Théorie du support

La théorie du support (Bachimont, 2004[1]) postule que tout objet technique est l'inscription matérielle d'une connaissance et que toute connaissance est d'origine technique.

Connaissance

Pour Bachimont : « Une connaissance est la capacité d'exercer une action pour atteindre un but. » (2004, p. 65[1]). Bien qu'elle se rapporte in fine à l'action, cette définition n'insiste pas tant sur l'application directe d'une connaissance en action que sur le fait que la connaissance exprime la possibilité de réaliser l'action de manière non-seulement différée, mais surtout répétable. Liée à l'action, la connaissance est source de modification de ce sur quoi elle agit. Bachimont oppose ainsi les connaissances pratiques, exprimant un savoir-faire modifiant le monde matériel, aux connaissances théoriques, pour lesquelles les modifications s'opèrent dans le monde des représentations.

Inscription matérielle de connaissance

Par ailleurs : « est technique tout ce qui, par sa structure matérielle, prescrit et commande la réalisation d'actions possibles. » (ibid., p. 70[1]). Puisque la connaissance est précisément la capacité de réaliser une action, il s'ensuit qu'un objet technique est l'inscription matérielle d'une connaissance.

Les actions prescrites par les objets techniques ont pour origine les saillances présentées par les structures matérielles de l'environnement. Bachimont précise cependant que l'environnement ne contient pas les connaissances ni ne détermine les actions, celles-ci pouvant toujours ne pas être effectuées ou bien l'être autrement. Il ne s'agit donc pas de déterminisme mais de conditionnement de l'action par les structures matérielles. En mémorisant et en prescrivant l'action, ces structures se rendent disponibles pour la répétition de l'action, autre caractéristique fondamentale de la connaissance. Bachimont illustre ce point avec l'exemple d'une cisaille électrique qui, par la structure de sa poignée, prescrit et mémorise le geste à appliquer pour une utilisation sans danger, déchargeant ainsi l'utilisateur d'éloigner consciemment ses mains des lames cisaillantes.

Inscriptions instrumentales et inscriptions sémiotiques

Dans la lignée de l'opposition entre connaissances pratiques et théoriques, Bachimont distingue trois types de savoir qui renvoient à différents types d'inscriptions et d'objets associés :

  • Le savoir-faire est associé à la figure de l'outil, qui est inscription du geste qu'il prescrit.

  • Le savoir-produire est associé à la figure de la machine, qui est inscription du processus qu'elle reproduit. En outre, le savoir-produire peut être vu comme le savoir-faire étendu au geste automatisé par la machine.

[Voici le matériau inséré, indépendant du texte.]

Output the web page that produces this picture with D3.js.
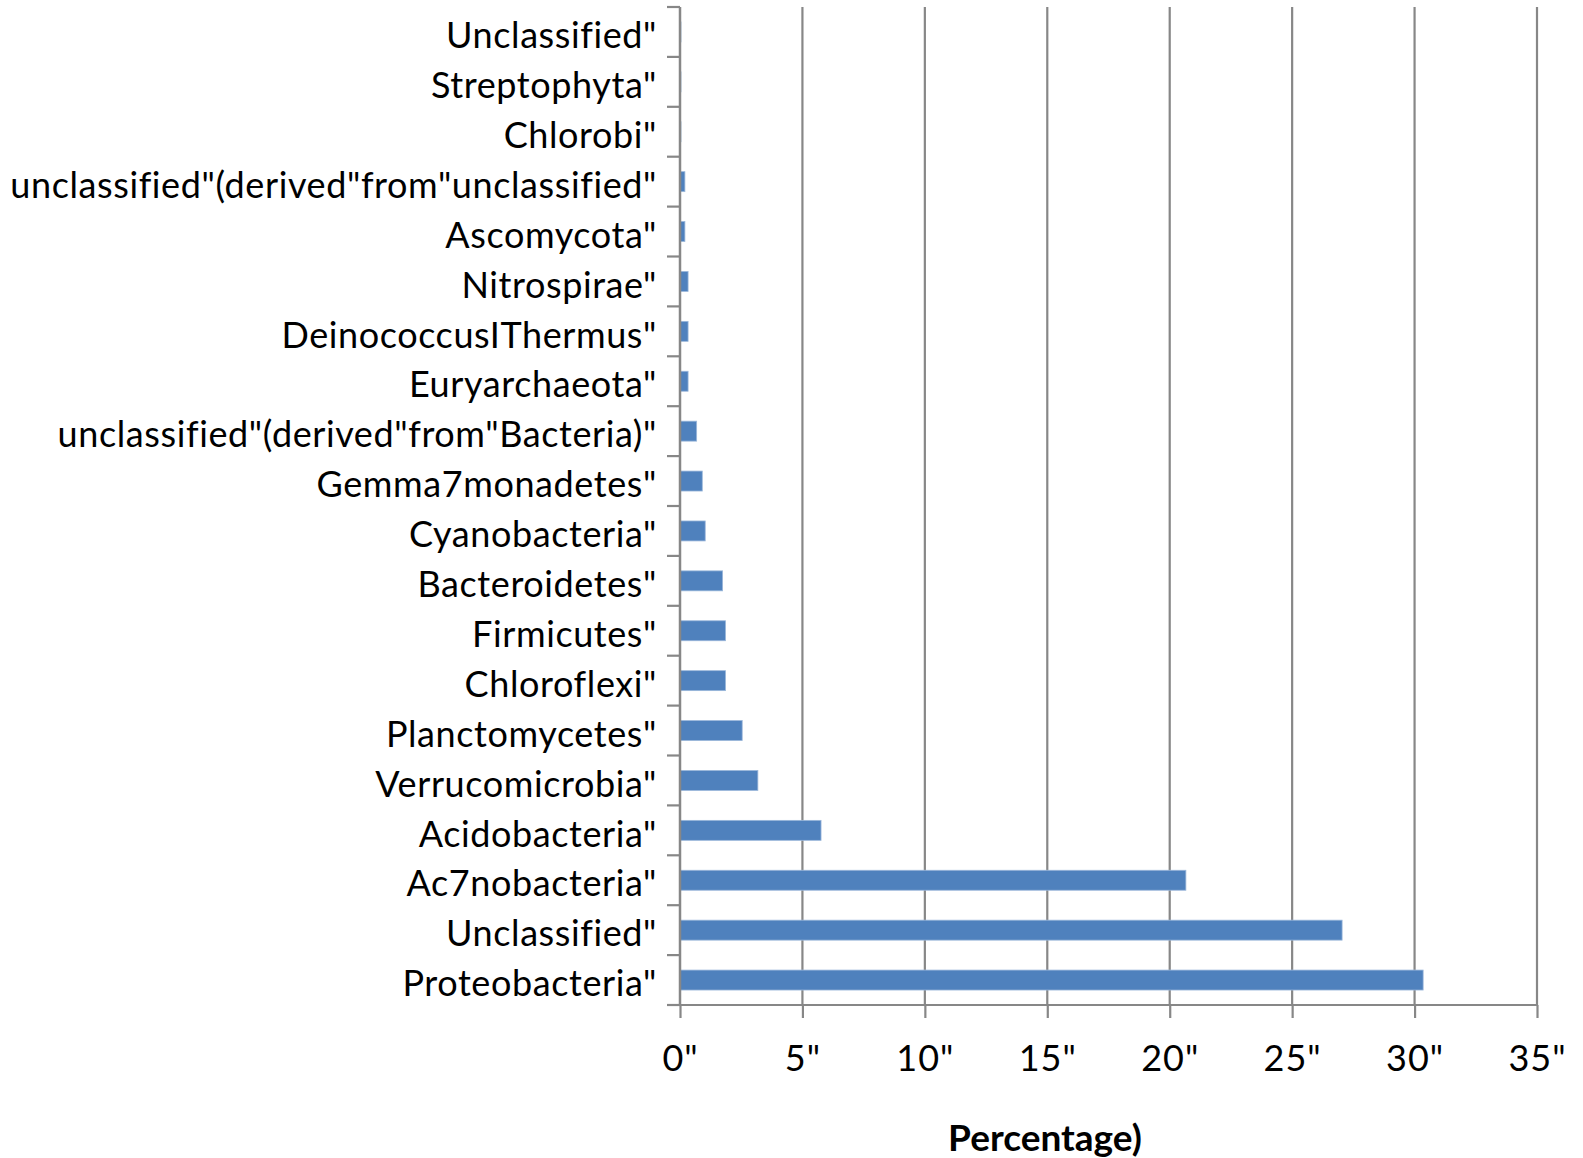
<!DOCTYPE html>
<html><head><meta charset="utf-8">
<script src="https://cdn.jsdelivr.net/npm/d3@7/dist/d3.min.js"></script>
<style>body{margin:0;background:#fff}svg{display:block}text{font-variant-ligatures:none}</style>
</head><body>
<svg id="chart" width="1583" height="1158"></svg>
<script>
// Categories from top to bottom, as shown
const categories = [
  'Unclassified"', 'Streptophyta"', 'Chlorobi"',
  'unclassified"(derived"from"unclassified"', 'Ascomycota"', 'Nitrospirae"',
  'DeinococcusIThermus"', 'Euryarchaeota"', 'unclassified"(derived"from"Bacteria)"',
  'Gemma7monadetes"', 'Cyanobacteria"', 'Bacteroidetes"', 'Firmicutes"',
  'Chloroflexi"', 'Planctomycetes"', 'Verrucomicrobia"', 'Acidobacteria"',
  'Ac7nobacteria"', 'Unclassified"', 'Proteobacteria"'
];
const values = [
  0.04, 0.04, 0.04,
  0.2, 0.2, 0.33,
  0.33, 0.33, 0.68,
  0.91, 1.03, 1.74, 1.86,
  1.86, 2.54, 3.18, 5.76,
  20.66, 27.04, 30.35
];
const xTicks = [0, 5, 10, 15, 20, 25, 30, 35];
const xTickLabels = ['0"', '5"', '10"', '15"', '20"', '25"', '30"', '35"'];
const xTitle = 'Percentage)';

(function () {
const svg = d3.select('#chart');
const pl = 680, pr = 1537, pt = 7, pb = 1005;
const FONT = 'Lato, "Open Sans", sans-serif';
const grey = '#878787';

const x = d3.scaleLinear().domain([0, 35]).range([pl, pr]);
const y = d3.scaleBand().domain(d3.range(categories.length)).range([pt, pb])
  .paddingInner(0.6).paddingOuter(0.3);
const yEdge = d3.scaleLinear().domain([0, categories.length]).range([pt, pb]);

// vertical gridlines
svg.append('g').selectAll('line').data(xTicks.filter(d => d > 0)).join('line')
  .attr('x1', d => x(d)).attr('x2', d => x(d))
  .attr('y1', pt).attr('y2', pb)
  .attr('stroke', grey).attr('stroke-width', 2.2);

// bars
svg.append('g').selectAll('rect').data(values).join('rect')
  .attr('x', x(0))
  .attr('y', (d, i) => y(i))
  .attr('width', d => x(d) - x(0))
  .attr('height', y.bandwidth())
  .attr('fill', '#4F81BD')
  .attr('stroke', '#9bb7da').attr('stroke-width', 0.8);

// y axis ticks (category boundaries)
svg.append('g').selectAll('line').data(d3.range(categories.length + 1)).join('line')
  .attr('x1', pl - 13).attr('x2', pl)
  .attr('y1', d => yEdge(d)).attr('y2', d => yEdge(d))
  .attr('stroke', grey).attr('stroke-width', 2.2);

// x axis
const xAxis = d3.axisBottom(x).tickValues(xTicks).tickSize(13).tickSizeOuter(0)
  .tickFormat((d, i) => xTickLabels[i]).tickPadding(27);
const gx = svg.append('g').attr('transform', `translate(0,${pb})`).call(xAxis);
gx.select('.domain').attr('stroke', grey).attr('stroke-width', 2.2)
  .attr('d', `M${pl - 13},0H${pr}`);
gx.selectAll('.tick line').attr('stroke', grey).attr('stroke-width', 2.2);
gx.selectAll('.tick text').attr('fill', '#000').style('font-family', FONT)
  .style('font-size', '36px').style('letter-spacing', '1px').attr('dy', '0.71em');

// y axis line
svg.append('line').attr('x1', pl).attr('x2', pl).attr('y1', pt).attr('y2', pb)
  .attr('stroke', grey).attr('stroke-width', 2.5);

// category labels
svg.append('g').selectAll('text').data(categories).join('text')
  .attr('x', 657)
  .attr('y', (d, i) => y(i) + y.bandwidth() / 2)
  .attr('dy', '0.45em')
  .attr('text-anchor', 'end')
  .style('font-family', FONT).style('font-size', '36px').style('letter-spacing', '0.6px')
  .text(d => d);

// axis title
svg.append('text').attr('x', 1045).attr('y', 1138).attr('dy', '0.35em')
  .attr('text-anchor', 'middle')
  .style('font-family', FONT).style('font-size', '37px').style('font-weight', 'bold')
  .text(xTitle);
})();
</script>
</body></html>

  • Le savoir-penser est associé à la figure du document, qui est inscription de la connaissance qu'il reformule.

Le savoir-faire (comprenant le savoir-produire) et le savoir-penser constituent alors deux classes techniques d'inscription : les inscriptions instrumentales et les inscriptions sémiotiques. Les inscriptions sémiotiques ont la particularité d'être considérées pour ce qu'elles représentent et non pour ce qu'elles sont : Bachimont parle ainsi d'objets matériels intentionnels.

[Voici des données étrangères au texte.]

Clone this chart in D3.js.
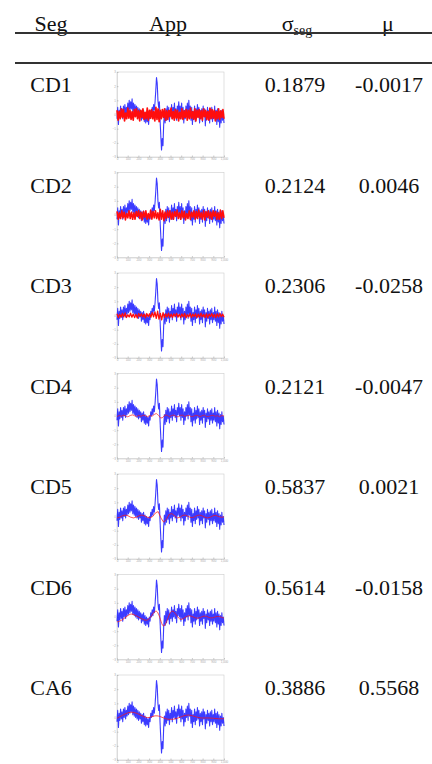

Genèse technique de la connaissance

La seconde thèse défendue par la théorie du support est que toute connaissance est d'origine technique. En effet, c'est parce que l'objet technique permet de prescrire une action qu'il mémorise la connaissance liée à cette action : l'objet technique est ainsi une mémoire externe.

Mais la mémoire peut aussi être interne dans le cas où la connaissance est portée par le corps biologique ou corps propre. Bachimont propose donc d'envisager le corps propre comme un cas particulier d'objet technique, et la pensée comme une dynamique de réinscription ou reformulation, par la conscience, des inscriptions ayant pour support un objet technique externe en inscriptions corporelles. Ainsi, la lecture est une reformulation d'inscriptions sémiotiques en inscriptions corporelles, l'écriture étant la dynamique inverse. Pour que le corps propre puisse être considéré comme le support de cette réinscription, il faut qu'il soit détaché de la conscience, comme l'est un objet technique situé dans l'environnement matériel externe au corps propre (et à la conscience). Ce dernier se distingue néanmoins des supports matériels externes dans le fait que d'une part, il est lié à l'évolution biologique du corps, entraînant ainsi de nombreuses transformations et par là même de nombreuses réinscriptions (Bachimont illustre cela avec l'image du palimpseste) ; et d'autre part, il est privé dans le sens où seule la conscience associée à ce corps peut accéder aux inscriptions dont il est le support.